What to work on: Without including the pictures, copy out every line below.

Available data:

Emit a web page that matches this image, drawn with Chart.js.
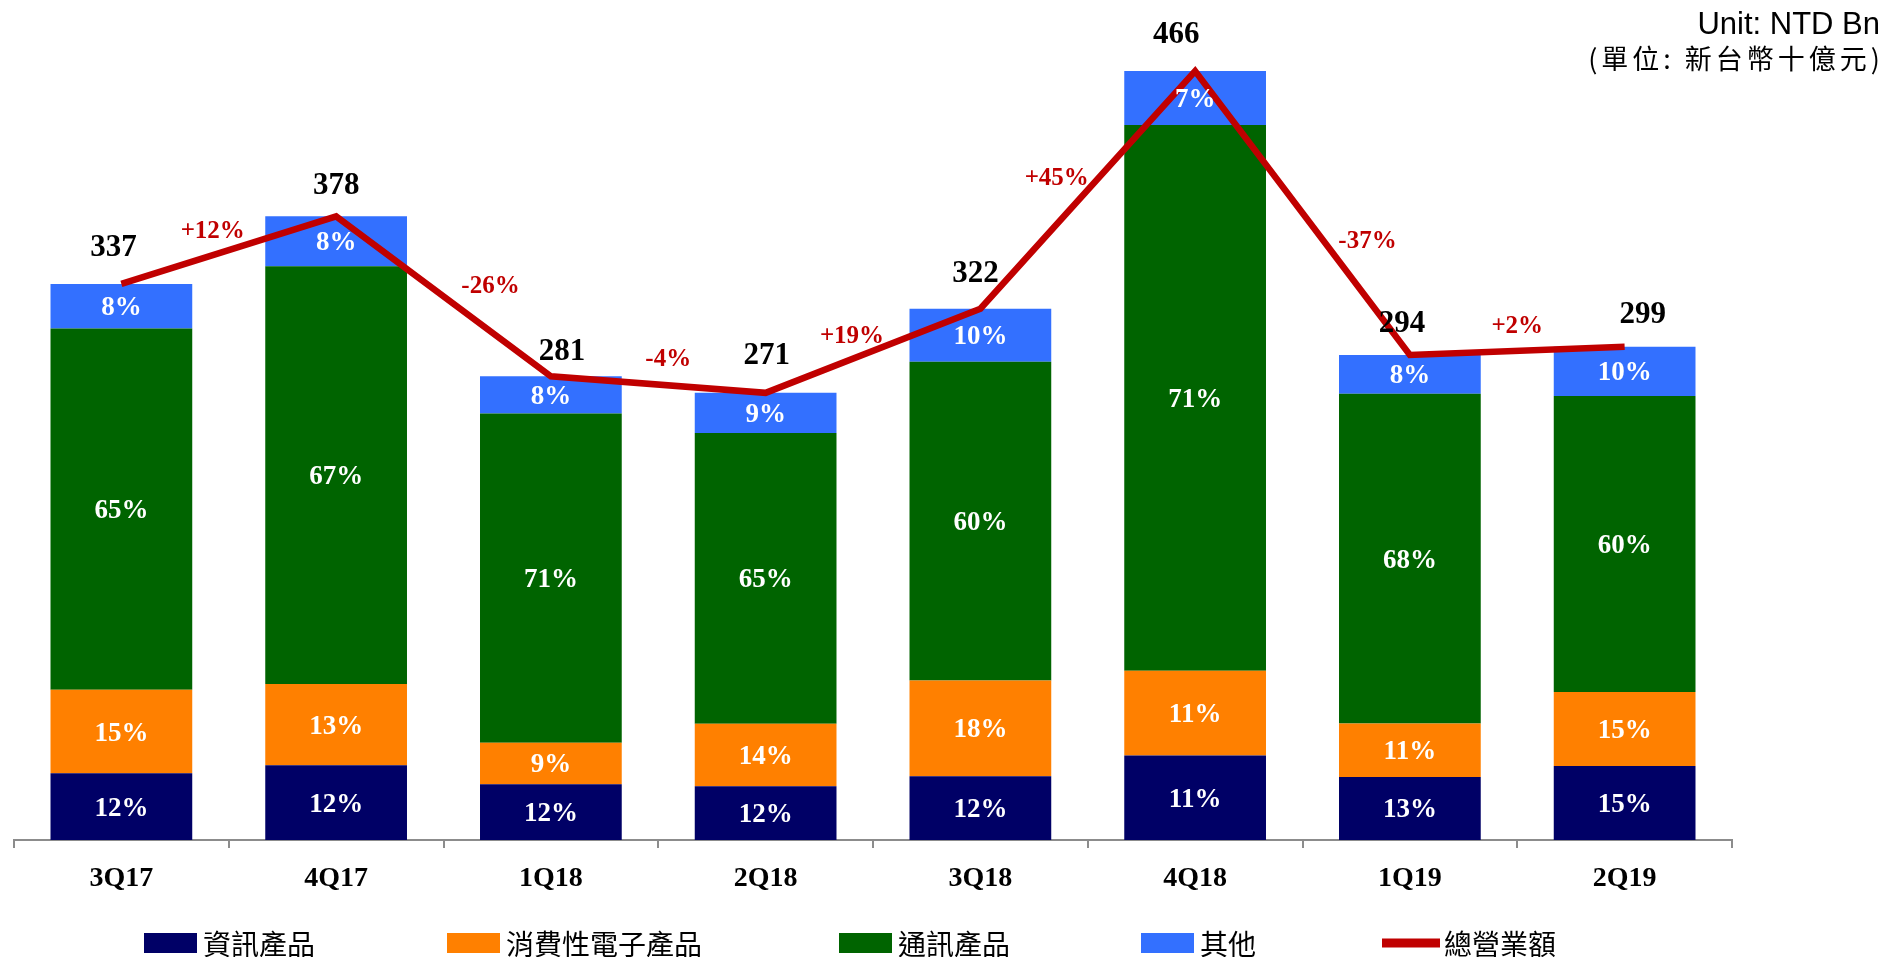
<!DOCTYPE html>
<html>
<head>
<meta charset="utf-8">
<script src="https://cdn.jsdelivr.net/npm/chart.js@4"></script>
<style>
  html, body { margin: 0; padding: 0; background: #fff; }
  canvas { display: block; }
</style>
</head>
<body>
<canvas id="chart_1" width="1886" height="957"></canvas>
<script>
const quarters = ['3Q17', '4Q17', '1Q18', '2Q18', '3Q18', '4Q18', '1Q19', '2Q19'];
const totalRevenue = [337, 378, 281, 271, 322, 466, 294, 299];
const infoShare = [12, 12, 12, 12, 12, 11, 13, 15];
const consumerShare = [15, 13, 9, 14, 18, 11, 11, 15];
const commShare = [65, 67, 71, 65, 60, 71, 68, 60];
const otherShare = [8, 8, 8, 9, 10, 7, 8, 10];
const growthLabels = ['+12%', '-26%', '-4%', '+19%', '+45%', '-37%', '+2%'];

const serif = '"Liberation Serif", "DejaVu Serif", serif';
const cjk = '"Noto Sans CJK TC", "Noto Sans CJK SC", sans-serif';

// segment height = share of the quarter total
const part = share => share.map((p, i) => totalRevenue[i] * p / 100);

// hand nudges so the labels sit where the slide had them
const totalNudge = [[-8, -36], [0, -30], [11, -24], [1, -37], [-5, -35], [-19, -36], [-8, -31], [18, -32]];
const growthNudge = [[-16, -19], [47, -10], [10, -25], [-21, -14], [-31, -11], [65, 29], [0, -24]];
const legendX = [144, 447, 839, 1141, 1382];

const valueLabels = {
  id: 'valueLabels',
  afterDatasetsDraw(chart) {
    const { ctx } = chart;
    ctx.save();
    ctx.textAlign = 'center';
    ctx.textBaseline = 'middle';

    ctx.fillStyle = '#fff';
    ctx.font = 'bold 27px ' + serif;
    for (let d = 0; d < 4; d++) {
      const shares = chart.data.datasets[d].shares;
      chart.getDatasetMeta(d).data.forEach((bar, i) => {
        ctx.fillText(shares[i] + '%', bar.x, (bar.y + bar.base) / 2 + 2);
      });
    }

    const pts = chart.getDatasetMeta(4).data;
    ctx.fillStyle = '#000';
    ctx.font = 'bold 31px ' + serif;
    pts.forEach((p, i) => {
      ctx.fillText(totalRevenue[i], p.x + totalNudge[i][0], p.y + totalNudge[i][1]);
    });

    ctx.fillStyle = '#C00000';
    ctx.font = 'bold 25px ' + serif;
    growthLabels.forEach((g, i) => {
      const a = pts[i], b = pts[i + 1];
      ctx.fillText(g, (a.x + b.x) / 2 + growthNudge[i][0], (a.y + b.y) / 2 + growthNudge[i][1]);
    });
    ctx.restore();
  },
  afterDraw(chart) {
    const { ctx } = chart;
    ctx.save();
    // legend row
    const y = 943;
    ctx.textAlign = 'left';
    ctx.textBaseline = 'middle';
    chart.data.datasets.forEach((ds, i) => {
      const x = legendX[i];
      let tx;
      if (ds.type === 'line') {
        ctx.fillStyle = ds.borderColor;
        ctx.fillRect(x, y - 4.5, 58, 9);
        tx = x + 62;
      } else {
        ctx.fillStyle = ds.backgroundColor;
        ctx.fillRect(x, y - 10, 53, 20);
        tx = x + 59;
      }
      ctx.fillStyle = '#000';
      ctx.font = '28px ' + cjk;
      ctx.fillText(ds.label, tx, y + 1);
    });

    // unit note, top right
    ctx.textAlign = 'right';
    ctx.font = '31px "Liberation Sans", Arial, sans-serif';
    ctx.fillText('Unit: NTD Bn', 1880, 25);
    ctx.font = '27px ' + cjk;
    ctx.letterSpacing = '4px';
    ctx.fillText('(單位: 新台幣十億元)', 1884, 59);
    ctx.restore();
  }
};

const chartData = {
  labels: quarters,
  datasets: [
    { label: '資訊產品', data: part(infoShare), shares: infoShare, backgroundColor: '#000066', stack: 'bars', order: 1 },
    { label: '消費性電子產品', data: part(consumerShare), shares: consumerShare, backgroundColor: '#FF8000', stack: 'bars', order: 1 },
    { label: '通訊產品', data: part(commShare), shares: commShare, backgroundColor: '#006400', stack: 'bars', order: 1 },
    { label: '其他', data: part(otherShare), shares: otherShare, backgroundColor: '#3370FF', stack: 'bars', order: 1 },
    {
      type: 'line', label: '總營業額', data: totalRevenue, stack: 'line', order: 0,
      borderColor: '#C00000', backgroundColor: '#C00000', borderWidth: 6.5,
      pointRadius: 0, tension: 0, fill: false, clip: false, borderJoinStyle: 'miter'
    }
  ]
};

const config = {
  type: 'bar',
  data: chartData,
  options: {
    responsive: false,
    animation: false,
    devicePixelRatio: 1,
    barPercentage: 0.66,
    categoryPercentage: 1,
    layout: { padding: { top: 15, left: 14, right: 154, bottom: 0 } },
    plugins: {
      legend: { display: false },
      tooltip: { enabled: false }
    },
    scales: {
      x: {
        stacked: true,
        grid: { offset: true, drawOnChartArea: false, drawTicks: true, tickLength: 8, color: '#8c8c8c', lineWidth: 2 },
        border: { color: '#8c8c8c', width: 2 },
        ticks: { color: '#000', padding: 14, font: { family: serif, size: 28, weight: 'bold' } },
        afterFit(s) { s.height = 117; }
      },
      y: { display: false, stacked: true, min: 0, max: 500 }
    }
  },
  plugins: [valueLabels]
};

const chart_1 = new Chart(document.getElementById('chart_1'), config);
</script>
</body>
</html>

Output of the task:
Emit a web page that matches this image, drawn with Chart.js.
<!DOCTYPE html>
<html>
<head>
<meta charset="utf-8">
<script src="https://cdn.jsdelivr.net/npm/chart.js@4"></script>
<style>
  html, body { margin: 0; padding: 0; background: #fff; }
  canvas { display: block; }
</style>
</head>
<body>
<canvas id="chart_1" width="1886" height="957"></canvas>
<script>
const quarters = ['3Q17', '4Q17', '1Q18', '2Q18', '3Q18', '4Q18', '1Q19', '2Q19'];
const totalRevenue = [337, 378, 281, 271, 322, 466, 294, 299];
const infoShare = [12, 12, 12, 12, 12, 11, 13, 15];
const consumerShare = [15, 13, 9, 14, 18, 11, 11, 15];
const commShare = [65, 67, 71, 65, 60, 71, 68, 60];
const otherShare = [8, 8, 8, 9, 10, 7, 8, 10];
const growthLabels = ['+12%', '-26%', '-4%', '+19%', '+45%', '-37%', '+2%'];

const serif = '"Liberation Serif", "DejaVu Serif", serif';
const cjk = '"Noto Sans CJK TC", "Noto Sans CJK SC", sans-serif';

// segment height = share of the quarter total
const part = share => share.map((p, i) => totalRevenue[i] * p / 100);

// hand nudges so the labels sit where the slide had them
const totalNudge = [[-8, -36], [0, -30], [11, -24], [1, -37], [-5, -35], [-19, -36], [-8, -31], [18, -32]];
const growthNudge = [[-16, -19], [47, -10], [10, -25], [-21, -14], [-31, -11], [65, 29], [0, -24]];
const legendX = [144, 447, 839, 1141, 1382];

const valueLabels = {
  id: 'valueLabels',
  afterDatasetsDraw(chart) {
    const { ctx } = chart;
    ctx.save();
    ctx.textAlign = 'center';
    ctx.textBaseline = 'middle';

    ctx.fillStyle = '#fff';
    ctx.font = 'bold 27px ' + serif;
    for (let d = 0; d < 4; d++) {
      const shares = chart.data.datasets[d].shares;
      chart.getDatasetMeta(d).data.forEach((bar, i) => {
        ctx.fillText(shares[i] + '%', bar.x, (bar.y + bar.base) / 2 + 2);
      });
    }

    const pts = chart.getDatasetMeta(4).data;
    ctx.fillStyle = '#000';
    ctx.font = 'bold 31px ' + serif;
    pts.forEach((p, i) => {
      ctx.fillText(totalRevenue[i], p.x + totalNudge[i][0], p.y + totalNudge[i][1]);
    });

    ctx.fillStyle = '#C00000';
    ctx.font = 'bold 25px ' + serif;
    growthLabels.forEach((g, i) => {
      const a = pts[i], b = pts[i + 1];
      ctx.fillText(g, (a.x + b.x) / 2 + growthNudge[i][0], (a.y + b.y) / 2 + growthNudge[i][1]);
    });
    ctx.restore();
  },
  afterDraw(chart) {
    const { ctx } = chart;
    ctx.save();
    // legend row
    const y = 943;
    ctx.textAlign = 'left';
    ctx.textBaseline = 'middle';
    chart.data.datasets.forEach((ds, i) => {
      const x = legendX[i];
      let tx;
      if (ds.type === 'line') {
        ctx.fillStyle = ds.borderColor;
        ctx.fillRect(x, y - 4.5, 58, 9);
        tx = x + 62;
      } else {
        ctx.fillStyle = ds.backgroundColor;
        ctx.fillRect(x, y - 10, 53, 20);
        tx = x + 59;
      }
      ctx.fillStyle = '#000';
      ctx.font = '28px ' + cjk;
      ctx.fillText(ds.label, tx, y + 1);
    });

    // unit note, top right
    ctx.textAlign = 'right';
    ctx.font = '31px "Liberation Sans", Arial, sans-serif';
    ctx.fillText('Unit: NTD Bn', 1880, 25);
    ctx.font = '27px ' + cjk;
    ctx.letterSpacing = '4px';
    ctx.fillText('(單位: 新台幣十億元)', 1884, 59);
    ctx.restore();
  }
};

const chartData = {
  labels: quarters,
  datasets: [
    { label: '資訊產品', data: part(infoShare), shares: infoShare, backgroundColor: '#000066', stack: 'bars', order: 1 },
    { label: '消費性電子產品', data: part(consumerShare), shares: consumerShare, backgroundColor: '#FF8000', stack: 'bars', order: 1 },
    { label: '通訊產品', data: part(commShare), shares: commShare, backgroundColor: '#006400', stack: 'bars', order: 1 },
    { label: '其他', data: part(otherShare), shares: otherShare, backgroundColor: '#3370FF', stack: 'bars', order: 1 },
    {
      type: 'line', label: '總營業額', data: totalRevenue, stack: 'line', order: 0,
      borderColor: '#C00000', backgroundColor: '#C00000', borderWidth: 6.5,
      pointRadius: 0, tension: 0, fill: false, clip: false, borderJoinStyle: 'miter'
    }
  ]
};

const config = {
  type: 'bar',
  data: chartData,
  options: {
    responsive: false,
    animation: false,
    devicePixelRatio: 1,
    barPercentage: 0.66,
    categoryPercentage: 1,
    layout: { padding: { top: 15, left: 14, right: 154, bottom: 0 } },
    plugins: {
      legend: { display: false },
      tooltip: { enabled: false }
    },
    scales: {
      x: {
        stacked: true,
        grid: { offset: true, drawOnChartArea: false, drawTicks: true, tickLength: 8, color: '#8c8c8c', lineWidth: 2 },
        border: { color: '#8c8c8c', width: 2 },
        ticks: { color: '#000', padding: 14, font: { family: serif, size: 28, weight: 'bold' } },
        afterFit(s) { s.height = 117; }
      },
      y: { display: false, stacked: true, min: 0, max: 500 }
    }
  },
  plugins: [valueLabels]
};

const chart_1 = new Chart(document.getElementById('chart_1'), config);
</script>
</body>
</html>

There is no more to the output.